Further, they did NOT confirm the Atlantic story as she claims — at not with respect to the France trip.  She did not say her source was “in the room” and that his information was a “first hand” account.

Monday afternoon John Bolton — no friend of the President — went on Fox News with Martha McCallum and said the story is false, as he was in the room when the decision was made, he identified everyone else in the room, and he described the events of the remainder of the day.  He said there was a planned pre-brief of the President for his 11:00 meeting with French President Marcon.  Pres. Trump was late — not unusual said Bolton — and when he came in John Kelly, the Chief of Staff, first raised the weather problems with regard to the planned afternoon trip to the cemeteries.  Bolton said the only people in the room were Kelly, one of Kelly’s aids, Bolton, SOS Pompeo and one of his aids, and US Ambassador to France Jamie McCord.  The entire meeting lasted 10-15 minutes, Kelly did most of the talking, and nearly the entire meeting revolved around the weather problems complicating the trip.  Pres. Trump simply assented to Kelly’s recommendation that they cancel the trip.

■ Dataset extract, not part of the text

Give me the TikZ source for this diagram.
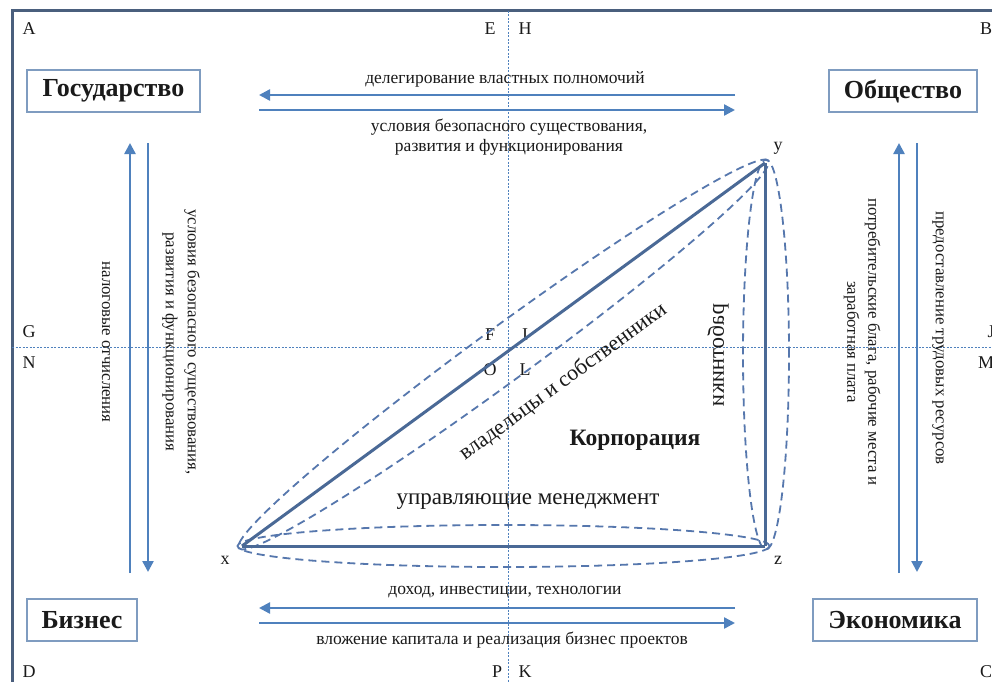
\documentclass[tikz,border=0pt]{standalone}
\usepackage{fontspec}
\setmainfont{Liberation Serif}
\usetikzlibrary{arrows.meta}
\definecolor{framec}{HTML}{4A5F7D}
\definecolor{arrc}{HTML}{4F81BD}
\definecolor{tric}{HTML}{4A6996}
\definecolor{dshc}{HTML}{5677AD}
\definecolor{boxc}{HTML}{7F9CC0}
\definecolor{txtc}{HTML}{1A1A1A}
\begin{document}
\begin{tikzpicture}[x=1pt,y=-1pt,
  lbl/.style={font=\fontsize{18}{18}\selectfont, inner sep=0pt, text=txtc},
  ent/.style={draw=boxc, line width=1.6pt, font=\fontsize{26}{26}\selectfont\bfseries, minimum height=42pt, inner sep=0pt, text=txtc},
  small/.style={font=\fontsize{17.5}{20}\selectfont, align=center, inner sep=0pt, text=txtc},
  vsmall/.style={font=\fontsize{16.8}{20}\selectfont, align=center, inner sep=0pt, text=txtc},
  big/.style={font=\fontsize{23}{23}\selectfont, inner sep=0pt, text=txtc},
  flow/.style={arrc, line width=2.4pt, -{Triangle[length=11pt,width=11pt]}},
  guide/.style={arrc, line width=0.8pt, dash pattern=on 2pt off 1.5pt},
  side/.style={tric, line width=3pt},
  hull/.style={dshc, line width=1.8pt, dash pattern=on 8pt off 5pt},
]
\useasboundingbox (0,0) rectangle (992,682);
\fill[white] (0,0) rectangle (992,682);
% frame
\coordinate (fTR) at (992,11);
\coordinate (fTL) at (12,11);
\coordinate (fBL) at (12,682);
\draw[framec, line width=3pt] (fTR) -- (fTL) -- (fBL);
% guide lines
\coordinate (gT) at (508,11);
\coordinate (gB) at (508,682);
\coordinate (gL) at (12,347);
\coordinate (gR) at (992,347);
\draw[guide] (gT) -- (gB);
\draw[guide] (gL) -- (gR);
% letter labels
\node[lbl] (lA) at (29,29) {A};
\node[lbl] (lE) at (490,29) {E};
\node[lbl] (lH) at (525,29) {H};
\node[lbl] (lB) at (986,29) {B};
\node[lbl] (lG) at (29,332) {G};
\node[lbl] (lF) at (490,335) {F};
\node[lbl] (lI) at (525,335) {I};
\node[lbl] (lJ) at (991,332) {J};
\node[lbl] (lN) at (29,363) {N};
\node[lbl] (lO) at (490,370) {O};
\node[lbl] (lL) at (525,370) {L};
\node[lbl] (lM) at (986,363) {M};
\node[lbl] (lD) at (29,672) {D};
\node[lbl] (lP) at (497,672) {P};
\node[lbl] (lK) at (525,672) {K};
\node[lbl] (lC) at (986,672) {C};
% entity boxes
\node[ent, minimum width=173pt] (gos) at (113.5,91) {Государство};
\node[ent, minimum width=148pt] (obs) at (903,91) {Общество};
\node[ent, minimum width=110pt] (biz) at (82,620) {Бизнес};
\node[ent, minimum width=164pt] (eco) at (895,620) {Экономика};
% top flows
\coordinate (ta1) at (735,95); \coordinate (ta2) at (259,95);
\coordinate (tb1) at (259,110); \coordinate (tb2) at (735,110);
\draw[flow] (ta1) -- (ta2);
\draw[flow] (tb1) -- (tb2);
\node[small] (ttop1) at (505,79) {делегирование властных полномочий};
\node[small] (ttop2) at (509,137) {условия безопасного существования,\\развития и функционирования};
% bottom flows
\coordinate (ba1) at (735,608); \coordinate (ba2) at (259,608);
\coordinate (bb1) at (259,623); \coordinate (bb2) at (735,623);
\draw[flow] (ba1) -- (ba2);
\draw[flow] (bb1) -- (bb2);
\node[small] (tbot1) at (505,592) {доход, инвестиции, технологии};
\node[small] (tbot2) at (502,640) {вложение капитала и реализация бизнес проектов};
% left flows
\coordinate (la1) at (130,573); \coordinate (la2) at (130,143);
\coordinate (lb1) at (148,143); \coordinate (lb2) at (148,572);
\draw[flow] (la1) -- (la2);
\draw[flow] (lb1) -- (lb2);
\node[vsmall, rotate=-90] (tleft1) at (106,342) {налоговые отчисления};
\node[vsmall, rotate=-90, font=\fontsize{16.8}{22}\selectfont] (tleft2) at (181,342) {условия безопасного существования,\\развития и функционирования};
% right flows
\coordinate (ra1) at (899,573); \coordinate (ra2) at (899,143);
\coordinate (rb1) at (917,143); \coordinate (rb2) at (917,572);
\draw[flow] (ra1) -- (ra2);
\draw[flow] (rb1) -- (rb2);
\node[vsmall, rotate=-90] (tright1) at (938,338) {предоставление трудовых ресурсов};
\node[vsmall, rotate=-90, font=\fontsize{16.8}{21}\selectfont] (tright2) at (862,342) {потребительские блага, рабочие места и\\заработная плата};
% corporation triangle
\coordinate (vx) at (242,546);
\coordinate (vy) at (765,163);
\coordinate (vz) at (765,546);
\coordinate (mxy) at (503.5,354.5);
\coordinate (mxz) at (503.5,546);
\coordinate (myz) at (766,354.5);
\draw[hull, rotate around={36.2:(mxy)}] (mxy) ellipse [x radius=328pt, y radius=27pt];
\draw[hull] (mxz) ellipse [x radius=266pt, y radius=21pt];
\draw[hull] (myz) ellipse [x radius=23pt, y radius=195pt];
\draw[side] (vx) -- (vy);
\draw[side] (vy) -- (vz);
\draw[side] (vx) -- (vz);
\node[lbl] (lx) at (225,560) {x};
\node[lbl] (ly) at (778,148) {y};
\node[lbl] (lz) at (778,560) {z};
\node[big, rotate=36.2, font=\fontsize{22}{22}\selectfont] (towners) at (563,382) {владельцы и собственники};
\node[big, font=\fontsize{23.5}{23.5}\selectfont\bfseries] (tcorp) at (635,440) {Корпорация};
\node[big] (tmgmt) at (528,502) {управляющие менеджмент};
\node[big, rotate=-90, yscale=-1] (tworkers) at (718,355) {работники};
\end{tikzpicture}
\end{document}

Goldberg’s story puts the words coming out of Trump’s mouth at that meeting in the morning, and Bolton said “It never happened.” Bolton wrote about the meeting in his book.  Bolton has criticized Trump endlessly — and vice versa since Bolton left the White House.  He has ZERO reason to speak out and defend Trump here.

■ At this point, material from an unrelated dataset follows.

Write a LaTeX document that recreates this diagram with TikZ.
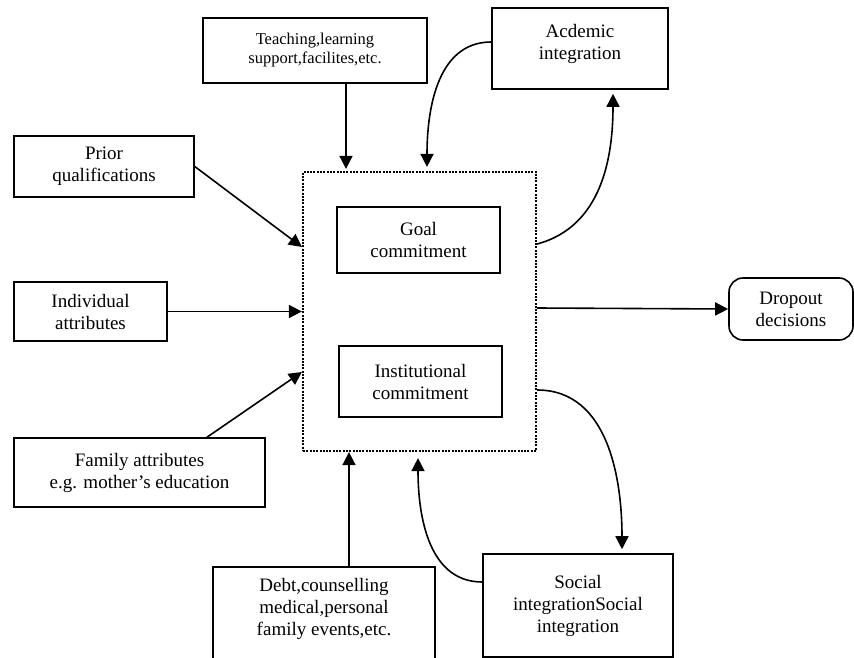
\documentclass[tikz,border=0pt]{standalone}
\usepackage{fontspec}
\setmainfont{Liberation Serif}
\usetikzlibrary{arrows.meta}

\begin{document}
\begin{tikzpicture}[
			x=1pt, y=-1pt,
			font=\fontsize{19}{22}\selectfont,
			box/.style={rectangle, draw, line width=1.6pt, align=center, inner sep=0pt},
			roundbox/.style={box, rounded corners=14pt},
			dotbox/.style={rectangle, draw, line width=2.2pt, dash pattern=on 2pt off 1.3pt},
			arr/.style={line width=1.6pt, -{Triangle[length=13pt,width=13pt]}}
		]
		\useasboundingbox (0,0) rectangle (854,658);

		\node[dotbox, minimum width=233pt, minimum height=279pt] (frame) at (419.5,311.5) {};
		\node[box, minimum width=163pt, minimum height=66pt] (goal) at (418.5,240) {Goal\\commitment};
		\node[box, minimum width=163pt, minimum height=71pt] (inst) at (420.5,381.5) {Institutional\\commitment};

		\node[box, minimum width=224pt, minimum height=65pt, font=\fontsize{16.5}{19}\selectfont] (teach) at (315,50.5) {Teaching,learning\\support,facilites,etc.};
		\node[box, minimum width=176pt, minimum height=81pt] (acad) at (580,48.5) {Acdemic\\integration\\[-8pt]};
		\node[box, minimum width=180pt, minimum height=61pt] (prior) at (104,166.5) {Prior\\qualifications};
		\node[box, minimum width=153pt, minimum height=59pt] (indiv) at (90.5,311.5) {Individual\\attributes};
		\node[box, minimum width=251pt, minimum height=69pt] (family) at (139.5,472.5) {Family attributes\\e.g. mother\char"0027 s education};
		\node[box, minimum width=222pt, anchor=north, inner ysep=12pt, text depth=70pt] (debt) at (324,566) {Debt,counselling\\medical,personal\\family events,etc.};
		\node[box, minimum width=190pt, minimum height=103pt] (social) at (578,605.5) {Social\\integrationSocial\\integration};
		\node[roundbox, minimum width=124pt, minimum height=62pt] (drop) at (791,309) {Dropout\\decisions};

		% inputs
		\draw[arr, shorten >=2pt] ([xshift=31pt]teach.south) -- ([xshift=31pt]teach.south |- frame.north);
		\draw[arr] (prior.east) -- ([yshift=64.5pt]frame.west);
		\draw[arr] (indiv.east) -- (indiv.east -| frame.west);
		\draw[arr] ([xshift=67.5pt]family.north) -- ([yshift=-60.5pt]frame.west);
		\draw[arr] ([xshift=25pt]debt.north) -- ([xshift=25pt]debt.north |- frame.south);
		\draw[arr] ([yshift=3.5pt]frame.east) -- (drop.west);

		% loops
		\draw[arr, shorten >=4pt] ([yshift=6.5pt]acad.west) to[out=180, in=90] ([xshift=7.5pt]frame.north);
		\draw[arr, shorten >=4pt] ([yshift=67.5pt]frame.east) to[out=15, in=-90] ([xshift=33pt]acad.south);
		\draw[arr, shorten >=4pt] ([yshift=-78.5pt]frame.east) to[out=0, in=90] ([xshift=44pt]social.north);
		\draw[arr, shorten >=6pt] ([yshift=23.5pt]social.west) to[out=180, in=-90] ([xshift=-1.5pt]frame.south);
	\end{tikzpicture}
\end{document}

John Kelly is not a coward.  He’s not a source who demands anonymity.  If Goldberg’s story were true, and in the face of the Administration’s on the record denials, I would expect Kelly would step forward and confirm it.  He lost a son in combat.  If what the Atlantic is reporting is true, why would Kelly hold back?  He has no motivation to do so. He did not leave the Trump Admin. on great terms either.]

Goldberg’s story has all the markers of a pre-election hit job — a willingly collaborative effort between anti-Trump partisans in the press and the Democrats.

Sadly, I think it’s just the opening effort of many similar efforts to come.